People hate surprises. When price presentation is ambiguous, friction increases and conversions fall. Two straightforward fixes I always start with:

  • Use a consistent billing cadence label — never assume weekly, monthly, yearly are understood. Write “billed monthly” or “billed annually (save 20%)” under the price. That tiny clarification reduces hesitation.
  • Clarify units and seat counts — write “per user / month” instead of just “/user.” For metered pricing show a simple example: “For 5 users = $25/mo.”
  • These changes feel trivial, but they stop visitors from pausing to figure out what they’ll actually pay.

    Turn features into outcomes, not verbs

    Feature lists read like specs. Outcomes sell. I rewrite bullets to show the real benefit in plain language. Examples I use:

  • Instead of “Team analytics dashboard” → write “See who’s delivering results with a dashboard that highlights top contributors.”
  • Instead of “Priority support” → “Responses in under 4 hours during business hours.”
  • Outcome-driven copy helps visitors map price to expected impact — a critical step before they hit purchase.

    Optimize the primary CTA copy

    The CTA is the final microcopy gatekeeper. “Start Free Trial” performs well generally, but the nuance matters. I experiment with language that matches intent and reduces perceived risk:

  • For product-led trials: “Start free — no credit card” vs “Try it free for 14 days” (the former reduces friction, the latter sets a clear timeframe).
  • For SaaS with onboarding: “Get started — we’ll set it up” vs “Create an account”. The first promises help and eases commitment.
  • Here’s a quick table of CTA variants and when I use them:

    CTAWhen to useExpected effect
    Start free — no credit card Lower friction for new users Higher sign-up rate, lower purchase intent clarity
    Try 14 days free When time-limited urgency helps trial-to-paid conversion Clear expectation on commitment
    Get started — we’ll set it up Higher-touch products with onboarding Improves lead quality, increases demo/bookings

    Reduce perceived risk with transparent billing microcopy

    Hidden fees or unclear cancellation policies kill trust.
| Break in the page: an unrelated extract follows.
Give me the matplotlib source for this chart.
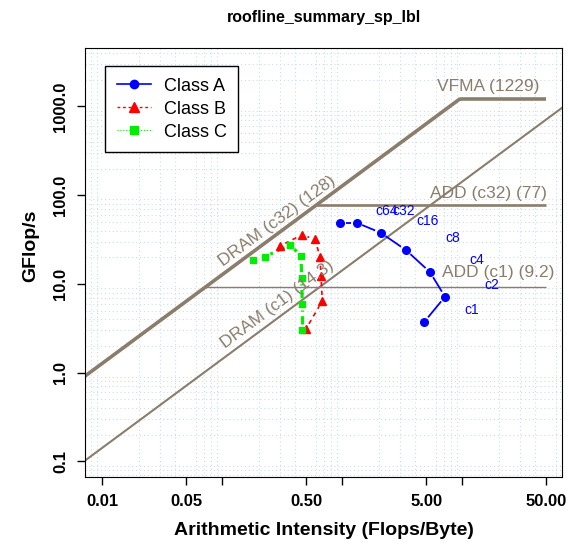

I add short, prominent lines that remove doubt:

  • “Cancel anytime — instant cancellation” placed near the CTA.
  • “No hidden fees — tax calculated at checkout” for regions where VAT/GST causes confusion.
  • “You’ll only be billed after your trial ends” when there’s a trial period.
  • Make these lines simple and scannable — they’re not legal copy but trust nudges that reduce churn at the decision moment.

    Use strategic defaults and labels in plan selectors

    Defaults are powerful. I test which plan is pre-selected and how labels influence perception.
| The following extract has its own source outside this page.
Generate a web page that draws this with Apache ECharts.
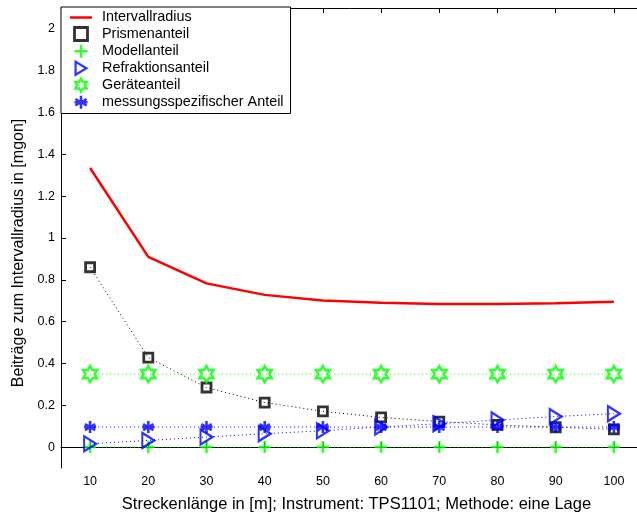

  • Default to the mid-tier plan with a small label like “Most popular” — it’s a classic nudge that increases mid-tier uptake.
  • Use anchors — highlight a higher-priced plan with a subtle “Best for teams scaling” to make the mid-plan feel like a bargain.
  • Keep labels evidence-based. I avoid vague, hypey labels and instead use factual shorthand that aligns with real use cases.

    Handle objections inline with micro-FAQ

    People scan pricing pages for reasons not to buy. Anticipate the top three objections and address them as inline micro-FAQ beneath pricing rows. Examples I’ve used:

  • “What happens after the trial?” — “We’ll email you 3 days before the trial ends. You can upgrade or cancel with one click.”
  • “Do you support international billing?” — “Yes. Pay in USD, EUR, or GBP. VAT is calculated automatically.”
  • “Is my data secure?” — “We encrypt data in transit and at rest. SOC 2 Type II report available on request.”
  • Short answers reduce cognitive load and speed the decision process.
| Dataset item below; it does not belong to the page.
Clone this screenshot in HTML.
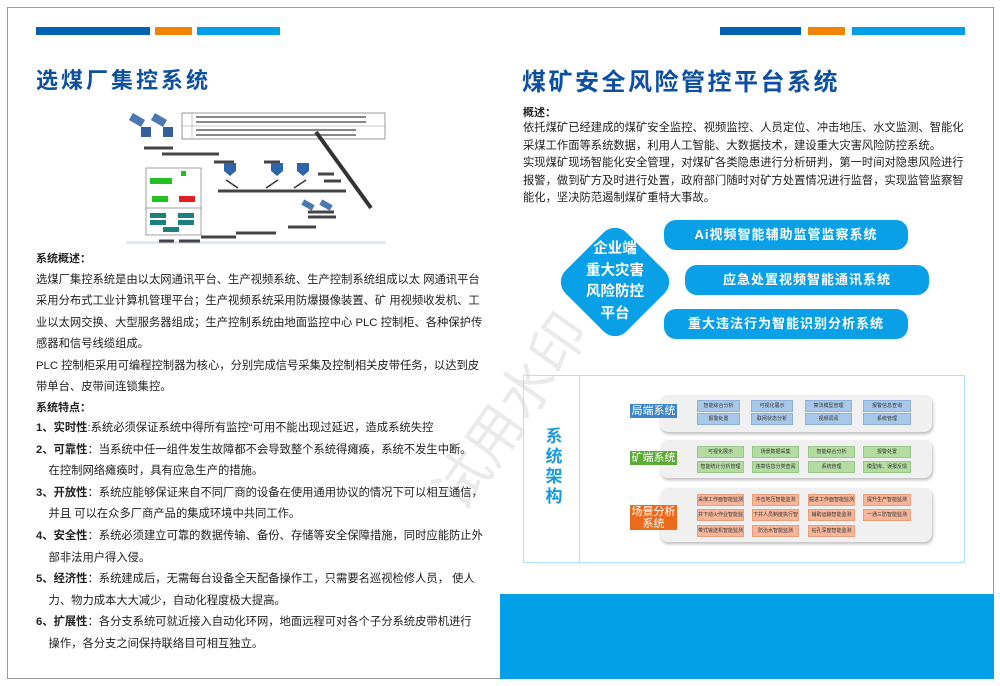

    Make discounts and promotions feel fair

    Discount copy can backfire if it looks manipulative. I follow two rules:

  • Be explicit about savings — use real numbers: “Save $120/year” instead of “50% off”.
  • Set clear terms — “Offer valid for new customers only; billed annually.”
  • When running limited-time offers, clarify why it’s limited (e.g., “Introductory pricing for early customers”) so it doesn’t feel like pressure selling.

    Improve microcopy for form fields and billing flows

    Form friction is often the final conversion barrier. Microcopy here can remove confusion and error-related dropoff:

  • Use inline examples in fields: “Company name (e.g., Bright Agency)” or “Card number — no spaces”.
  • Show a small summary next to the pay button: “You’ll be billed $29 today, then $29/mo.”
  • Use friendly error messages: “That card number looks invalid — missing a digit?” instead of “Invalid card number.”
  • Tiny changes in tone (more human, less robotic) increase completion rates.

    Leverage social proof microcopy strategically

    Social proof works best when it’s specific and near the decision point. I add microcopy that pairs numbers with short context:

  • “Trusted by 3,200 designers worldwide” beneath the CTA.
  • “Average ROI: 3x within 90 days for teams using Pro” in the plan comparison.
  • Avoid generic badges that don’t connect to the user’s decision. If you use logos, couple them with a line like “Used by teams at” to explain relevance.

    Localize and personalize pricing microcopy

    Localization isn’t just translating words — it’s formatting numbers, currencies, and legal expectations. For markets where monthly subscriptions are uncommon, show annual pricing first and explain the monthly equivalent: “$120/year (≈ $10/mo).”

    Personalization also helps: if you know the visitor’s number of users from a prior step, show tailored estimates like “For 8 users = $72/mo” — it reduces mental arithmetic and speeds decisions.

    Run disciplined A/B tests and measure the right things

    Every tweak needs an experiment. I run A/B tests that measure not just sign-ups but the downstream conversion quality: activation, retention, and revenue per visitor. Test one microcopy change at a time where possible. Typical test candidates:

  • CTA text variations
  • Trust line placement (“Cancel anytime” above vs below CTA)
  • Different plan labels (“Most popular” vs “Best value”)
  • Track how changes affect both front-end metrics (click-through, sign-ups) and backend metrics (trial-to-paid rate, churn) to avoid false positives.

    Microcopy on pricing pages is high-leverage. Small, empathetic words that remove friction, clarify value, and reduce perceived risk will often outperform flashy redesigns. Start with clarity, test with intent, and keep the user’s mental model in focus — if you do that, your numbers will follow.